Shifty Geezer said:Smaller variations are obviously going to go undetected, at lest through straight measurement, 3x10^8 ms is...30 cm in 1 ns, right? Which would be the sensitivity at 1GHz if I'm figuring this right, that the difference in distance from Revmote to left sensor versus Revmote to right sensor would have to be to register a 1ns delay. I don't know if there's any clever techniques though. Invariable there's some fantastic trick to get things to happen!
The problem is when you are perpendicular to the sensor bar your differences in distance are now down to a few centimeters at most, so you need to be able to register less than 0.1ns delays for large movements. eg if you are 3m away from the sensor bar and you move the bar from left to right over about a meter the difference in distances is about 9cm, so your going to need very high frequencies to get any response at all and it wont be accurate and probably unenjoyable.
Even if there was a way to calculate the distance to each of the ends of the baton accurately you are still left with a situation where you have a large vertical circle of possible positions that the controller could be in, so no height information could be inferred.

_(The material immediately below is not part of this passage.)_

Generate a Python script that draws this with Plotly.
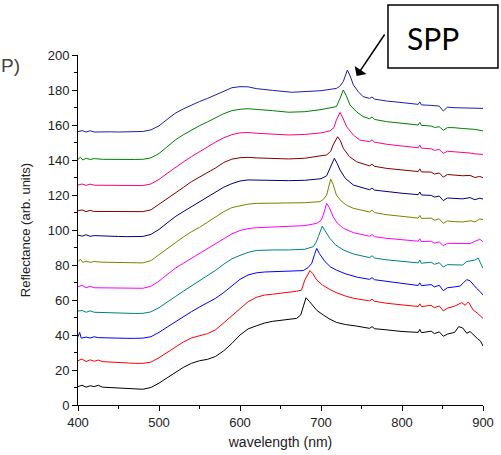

If you really wanted to do this despite all the drawbacks, ie 2D positioning and poor accuracy then I think the only way to do it would be to use the phase shift of a signal transmitted from the revmote. Every so often (every 1M cylces say) a "NULL" symbol (ie nothing for a single cycle) would need to be transmitted to synchronise the receivers. I'm not sure how accurate this would be but I dont think positional accuray on a 2D plane parallel to the floor to within a few centimeters with a signal in the GHz range would be out of the question. I really do not think Nintendo would do this though as I think it would be prohibitvely expensive for such a feature.